9. The learned Counsel for the petitioners has referred to the acceptance of the rent by the landlord from the partners of subsequently established partnership firms. This submission was also advanced before the first Appellate Court. Payment of rent and receipts are not on record. Apart from this, such payments, if at all made by the subsequent partners of the partnership firms, could not confer a status of tenant on such partners of the subsequently established partnership firms. This cannot be a ground to interfere with the judgment of the Courts below. The contention raised on behalf of the petitioners that the family members were taken as partners of the subsequently established partnership firms also cannot be accepted for the reason that tenancy was not created initially in favour of the joint Hindu family. Looking from any angle to the matter, in my view, no case for interference in the judgment of the first Appellate court, is established. The petition is devoid of substance and needs to be dismissed.

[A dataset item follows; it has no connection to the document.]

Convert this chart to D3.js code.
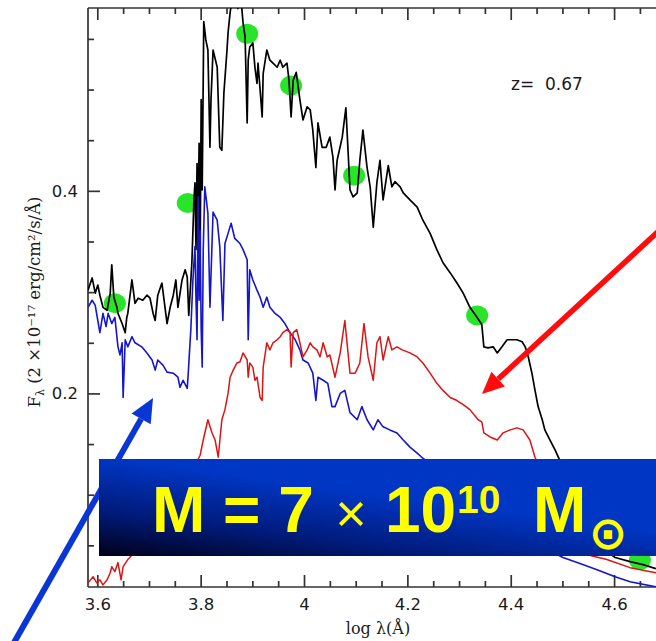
<!DOCTYPE html>
<html><head><meta charset="utf-8">
<script src="https://cdn.jsdelivr.net/npm/d3@7"></script>
<style>body{margin:0;background:#fff}svg{display:block}</style>
</head><body><svg id="c" width="656" height="641"></svg>
<script>
// ---- data (log lambda [A], F_lambda [2e-17 erg/cm2/s/A]) ----
const blackSpec = [[3.582,0.302],[3.590,0.314],[3.596,0.299],[3.601,0.307],[3.605,0.297],[3.611,0.285],[3.619,0.282],[3.625,0.299],[3.628,0.327],[3.632,0.295],
[3.638,0.285],[3.640,0.279],[3.648,0.269],[3.654,0.260],[3.657,0.275],[3.659,0.279],[3.667,0.312],[3.673,0.289],[3.679,0.294],[3.688,0.292],
[3.696,0.297],[3.702,0.294],[3.708,0.279],[3.712,0.272],[3.717,0.297],[3.725,0.309],[3.731,0.285],[3.735,0.269],[3.741,0.285],[3.747,0.297],
[3.752,0.312],[3.756,0.285],[3.764,0.312],[3.770,0.322],[3.774,0.315],[3.777,0.277],[3.783,0.329],[3.787,0.391],[3.789,0.408],[3.791,0.342],
[3.793,0.427],[3.795,0.361],[3.797,0.447],[3.799,0.332],[3.801,0.490],[3.803,0.401],[3.806,0.567],[3.810,0.549],[3.814,0.539],[3.818,0.443],
[3.820,0.490],[3.824,0.539],[3.832,0.522],[3.837,0.443],[3.841,0.440],[3.845,0.497],[3.851,0.539],[3.853,0.556],[3.857,0.576],[3.861,0.590],
[3.866,0.588],[3.872,0.580],[3.878,0.590],[3.882,0.566],[3.886,0.552],[3.890,0.467],[3.892,0.529],[3.895,0.542],[3.901,0.546],[3.905,0.522],
[3.909,0.506],[3.911,0.526],[3.915,0.500],[3.919,0.473],[3.921,0.516],[3.928,0.539],[3.934,0.529],[3.940,0.526],[3.948,0.522],[3.954,0.529],
[3.959,0.522],[3.967,0.526],[3.971,0.509],[3.975,0.473],[3.979,0.509],[3.985,0.517],[3.992,0.490],[3.998,0.470],[4.006,0.483],[4.012,0.480],
[4.017,0.460],[4.023,0.423],[4.027,0.467],[4.035,0.443],[4.043,0.443],[4.050,0.453],[4.056,0.433],[4.060,0.401],[4.064,0.430],[4.074,0.453],
[4.081,0.482],[4.089,0.401],[4.095,0.394],[4.103,0.398],[4.108,0.430],[4.114,0.460],[4.122,0.423],[4.128,0.404],[4.134,0.364],[4.141,0.408],
[4.147,0.430],[4.153,0.391],[4.163,0.425],[4.170,0.404],[4.176,0.409],[4.186,0.404],[4.192,0.398],[4.205,0.391],[4.219,0.384],[4.230,0.371],
[4.244,0.358],[4.257,0.342],[4.269,0.329],[4.283,0.319],[4.296,0.309],[4.308,0.299],[4.321,0.285],[4.335,0.275],[4.344,0.268],[4.348,0.246],
[4.356,0.245],[4.366,0.246],[4.374,0.240],[4.383,0.246],[4.393,0.253],[4.403,0.253],[4.412,0.253],[4.422,0.251],[4.428,0.246],[4.434,0.236],
[4.441,0.220],[4.447,0.203],[4.453,0.187],[4.461,0.174],[4.466,0.164],[4.476,0.154],[4.486,0.144],[4.495,0.134],[4.524,0.105],[4.554,0.075],
[4.583,0.045],[4.602,0.038],[4.631,0.034],[4.656,0.031],[4.681,0.027]];

const blueSpec = [[3.582,0.285],[3.590,0.292],[3.596,0.287],[3.601,0.272],[3.605,0.260],[3.611,0.279],[3.617,0.266],[3.621,0.279],[3.628,0.269],[3.634,0.275],
[3.640,0.246],[3.644,0.238],[3.648,0.250],[3.650,0.196],[3.654,0.253],[3.659,0.246],[3.667,0.256],[3.673,0.250],[3.686,0.246],[3.696,0.240],
[3.706,0.233],[3.712,0.223],[3.717,0.233],[3.727,0.228],[3.735,0.221],[3.747,0.220],[3.756,0.216],[3.760,0.206],[3.766,0.213],[3.774,0.205],
[3.776,0.220],[3.781,0.263],[3.785,0.312],[3.789,0.345],[3.791,0.292],[3.793,0.253],[3.795,0.394],[3.797,0.292],[3.799,0.361],[3.801,0.263],
[3.803,0.226],[3.805,0.342],[3.808,0.404],[3.814,0.378],[3.818,0.285],[3.824,0.379],[3.832,0.371],[3.837,0.345],[3.843,0.272],[3.847,0.348],
[3.853,0.358],[3.859,0.368],[3.866,0.353],[3.876,0.348],[3.882,0.342],[3.890,0.332],[3.892,0.253],[3.895,0.322],[3.901,0.312],[3.909,0.302],
[3.915,0.295],[3.921,0.285],[3.928,0.295],[3.934,0.285],[3.944,0.279],[3.954,0.275],[3.963,0.269],[3.973,0.260],[3.983,0.253],[3.992,0.243],
[3.998,0.233],[4.008,0.230],[4.017,0.220],[4.023,0.193],[4.027,0.216],[4.037,0.213],[4.046,0.210],[4.054,0.187],[4.060,0.187],[4.070,0.200],
[4.079,0.203],[4.089,0.181],[4.103,0.174],[4.112,0.187],[4.122,0.174],[4.134,0.164],[4.143,0.174],[4.153,0.167],[4.166,0.164],[4.180,0.161],
[4.192,0.154],[4.205,0.147],[4.219,0.141],[4.230,0.136],[4.283,0.115],[4.341,0.090],[4.399,0.070],[4.457,0.050],[4.501,0.038],[4.534,0.032],
[4.567,0.026],[4.602,0.019],[4.631,0.014],[4.681,0.009]];

const redSpec = [[3.582,0.013],[3.592,0.019],[3.599,0.013],[3.605,0.016],[3.611,0.011],[3.619,0.016],[3.625,0.023],[3.628,0.029],[3.634,0.024],[3.640,0.033],
[3.646,0.016],[3.650,0.029],[3.659,0.036],[3.663,0.038],[3.702,0.065],[3.741,0.095],[3.779,0.119],[3.799,0.139],[3.805,0.154],[3.814,0.174],
[3.822,0.161],[3.828,0.154],[3.834,0.137],[3.841,0.174],[3.847,0.184],[3.853,0.200],[3.857,0.216],[3.863,0.223],[3.870,0.230],[3.876,0.231],
[3.882,0.240],[3.890,0.233],[3.892,0.216],[3.895,0.230],[3.901,0.226],[3.905,0.213],[3.909,0.216],[3.915,0.196],[3.919,0.193],[3.921,0.226],
[3.928,0.250],[3.934,0.243],[3.940,0.250],[3.948,0.253],[3.954,0.256],[3.959,0.260],[3.967,0.263],[3.973,0.260],[3.975,0.226],[3.979,0.260],
[3.986,0.263],[3.992,0.250],[3.998,0.236],[4.006,0.243],[4.012,0.250],[4.017,0.246],[4.025,0.243],[4.031,0.236],[4.037,0.250],[4.045,0.236],
[4.050,0.238],[4.060,0.216],[4.070,0.240],[4.079,0.272],[4.089,0.220],[4.099,0.220],[4.108,0.230],[4.116,0.269],[4.124,0.236],[4.134,0.213],
[4.141,0.250],[4.147,0.256],[4.153,0.233],[4.163,0.256],[4.170,0.243],[4.180,0.246],[4.190,0.243],[4.205,0.240],[4.219,0.236],[4.230,0.230],
[4.244,0.220],[4.257,0.210],[4.269,0.203],[4.283,0.196],[4.296,0.193],[4.308,0.189],[4.321,0.184],[4.337,0.174],[4.344,0.172],[4.348,0.161],
[4.360,0.157],[4.374,0.154],[4.385,0.161],[4.399,0.164],[4.412,0.166],[4.424,0.164],[4.437,0.154],[4.447,0.137],[4.466,0.115],[4.495,0.085],
[4.524,0.055],[4.554,0.040],[4.586,0.036],[4.631,0.028],[4.681,0.023]];

const photX = [3.634, 3.775, 3.890, 3.975, 4.097, 4.335, 4.650];
const photY = [0.289, 0.388, 0.555, 0.504, 0.415, 0.277, 0.0355];

const xMajorTicks = [3.6, 3.8, 4.0, 4.2, 4.4, 4.6];
const xMajorLabels = ["3.6", "3.8", "4", "4.2", "4.4", "4.6"];
const xMinorTicks = [3.65, 3.7, 3.75, 3.85, 3.9, 3.95, 4.05, 4.1, 4.15, 4.25, 4.3, 4.35, 4.45, 4.5, 4.55, 4.65, 4.7];
const yMajorTicks = [0.2, 0.4];
const yMajorLabels = ["0.2", "0.4"];
const yMinorTicks = [0.05, 0.1, 0.15, 0.25, 0.3, 0.35, 0.45, 0.5, 0.55];
const redshiftLabel = "z=  0.67";
const xTitle = "log λ(Å)";

// ---- layout ----
const svg = d3.select("#c");
const L = 88, T = 8, B = 587, R = 691.6;
const x = d3.scaleLinear().domain([3.582, 4.75]).range([L, R]);
const y = d3.scaleLinear().domain([0.0089, 0.5805]).range([B, T]);
const axisCol = "#333";

// frame
svg.append("line").attr("x1", L).attr("x2", L).attr("y1", T).attr("y2", B).attr("stroke", axisCol).attr("stroke-width", 1.7);
svg.append("line").attr("x1", L).attr("x2", 700).attr("y1", B).attr("y2", B).attr("stroke", axisCol).attr("stroke-width", 1.7);
svg.append("line").attr("x1", L).attr("x2", 700).attr("y1", T).attr("y2", T).attr("stroke", axisCol).attr("stroke-width", 1.7);

function styleAxis(g) {
  g.select(".domain").remove();
  g.selectAll(".tick line").attr("stroke", axisCol).attr("stroke-width", 1.7);
  g.selectAll("text").attr("font-family", "DejaVu Sans, sans-serif").attr("font-size", 16.5).attr("fill", "#1a1a1a");
}
// bottom axis
svg.append("g").attr("transform", `translate(0,${B})`)
  .call(d3.axisBottom(x).tickValues(xMinorTicks).tickSize(-6).tickFormat(""))
  .call(styleAxis);
svg.append("g").attr("transform", `translate(0,${B})`)
  .call(d3.axisBottom(x).tickValues(xMajorTicks).tickSize(-12).tickPadding(11)
    .tickFormat((d, i) => xMajorLabels[i]))
  .call(styleAxis);
// top axis
svg.append("g").attr("transform", `translate(0,${T})`)
  .call(d3.axisTop(x).tickValues(xMinorTicks).tickSize(-6).tickFormat(""))
  .call(styleAxis);
svg.append("g").attr("transform", `translate(0,${T})`)
  .call(d3.axisTop(x).tickValues(xMajorTicks).tickSize(-12).tickFormat(""))
  .call(styleAxis);
// left axis
svg.append("g").attr("transform", `translate(${L},0)`)
  .call(d3.axisLeft(y).tickValues(yMinorTicks).tickSize(-6).tickFormat(""))
  .call(styleAxis);
svg.append("g").attr("transform", `translate(${L},0)`)
  .call(d3.axisLeft(y).tickValues(yMajorTicks).tickSize(-12).tickPadding(10)
    .tickFormat((d, i) => yMajorLabels[i]))
  .call(styleAxis);

// axis titles
svg.append("text").attr("x", 378).attr("y", 634).attr("text-anchor", "middle")
  .attr("font-family", "DejaVu Serif, serif").attr("font-size", 16).attr("fill", "#1a1a1a")
  .text(xTitle);
const yt = svg.append("text").attr("transform", "translate(40,302) rotate(-90)").attr("text-anchor", "middle")
  .attr("font-family", "DejaVu Serif, serif").attr("font-size", 16.5).attr("fill", "#1a1a1a");
yt.append("tspan").text("F");
yt.append("tspan").attr("font-size", 11).attr("dy", 4).text("λ");
yt.append("tspan").attr("dy", -4).text(" (2 ×10⁻¹⁷ erg/cm²/s/Å)");

// clip
svg.append("clipPath").attr("id", "pc").append("rect").attr("x", L).attr("y", T).attr("width", R - L).attr("height", B - T);
const plot = svg.append("g").attr("clip-path", "url(#pc)");

// photometry dots
plot.selectAll("ellipse.ph").data(photX).enter().append("ellipse")
  .attr("cx", d => x(d)).attr("cy", (d, i) => y(photY[i]))
  .attr("rx", 11).attr("ry", 10).attr("fill", "#2ae42a");

const line = d3.line().x(d => x(d[0])).y(d => y(d[1]));
plot.append("path").datum(blackSpec).attr("d", line).attr("fill", "none").attr("stroke", "#000").attr("stroke-width", 1.7).attr("stroke-linejoin", "round");
plot.append("path").datum(blueSpec).attr("d", line).attr("fill", "none").attr("stroke", "#1515cc").attr("stroke-width", 1.6).attr("stroke-linejoin", "round");
plot.append("path").datum(redSpec).attr("d", line).attr("fill", "none").attr("stroke", "#dd1414").attr("stroke-width", 1.5).attr("stroke-linejoin", "round");

// redshift label
svg.append("text").attr("x", 511).attr("y", 90).attr("font-family", "DejaVu Sans, sans-serif")
  .attr("font-size", 17).attr("fill", "#1a1a1a").attr("xml:space", "preserve").style("white-space", "pre").text(redshiftLabel);

// arrows
function arrow(tip, tail, color, w, hl, hw) {
  const dx = tail[0] - tip[0], dy = tail[1] - tip[1];
  const len = Math.hypot(dx, dy), ux = dx / len, uy = dy / len;
  const bx = tip[0] + ux * hl, by = tip[1] + uy * hl;
  svg.append("line").attr("x1", tail[0]).attr("y1", tail[1]).attr("x2", bx).attr("y2", by)
    .attr("stroke", color).attr("stroke-width", w);
  svg.append("polygon").attr("fill", color).attr("points",
    [[tip[0], tip[1]], [bx - uy * hw, by + ux * hw], [bx + uy * hw, by - ux * hw]].map(p => p.join(",")).join(" "));
}
arrow([153, 398], [3, 662], "#0a36d6", 6, 24, 11);

// mass box
const defs = svg.append("defs");
const gr = defs.append("linearGradient").attr("id", "bx").attr("gradientUnits", "userSpaceOnUse")
  .attr("x1", 99).attr("y1", 556).attr("x2", 112).attr("y2", 459);
gr.append("stop").attr("offset", 0).attr("stop-color", "#000018");
gr.append("stop").attr("offset", 0.45).attr("stop-color", "#001a78");
gr.append("stop").attr("offset", 1).attr("stop-color", "#0036c4");
svg.append("rect").attr("x", 99).attr("y", 459).attr("width", 600).attr("height", 97).attr("fill", "url(#bx)");

const yel = "#ffff00";
function t(xp, yp, s, size, weight, anchor, fam) {
  return svg.append("text").attr("x", xp).attr("y", yp).attr("font-family", fam || "Liberation Sans, Arial, sans-serif")
    .attr("font-size", size).attr("font-weight", weight).attr("fill", yel).attr("text-anchor", anchor || "start").text(s);
}
t(152, 532, "M = 7", 64, "bold");
t(351, 532, "×", 54, "normal", "middle");
t(385, 532, "10", 64, "bold");
t(457, 513, "10", 39, "bold");
t(533, 532, "M", 64, "bold");
t(608, 549, "⊙", 46, "bold", "middle", "DejaVu Sans, sans-serif");

arrow([482, 394], [700, 193], "#ff0d0d", 5.5, 22, 10);
</script></body></html>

10. In the result, petition, under Article 227 of the Constitution, filed by the original defendants, stand dismissed. No costs.

11. Learned Counsel for the petitioners seeks six weeks time. Learned Counsel for the respondents opposes for such grant of time. In my view, six weeks time can be granted in favour of the petitioners on condition of filing of usual undertaking by the petitioners that they shall not create any third party interest and/or transfer the suit property. Such an undertaking shall be filed by both the petitioners, within two weeks from today. It is made clear that failure on the part of the petitioners in furnishing the undertaking, as above, grant of such six weeks time and protection, shall stand automatically vacated. In this view of the matter, this judgment shall stand stayed for the period of six weeks with above mentioned condition.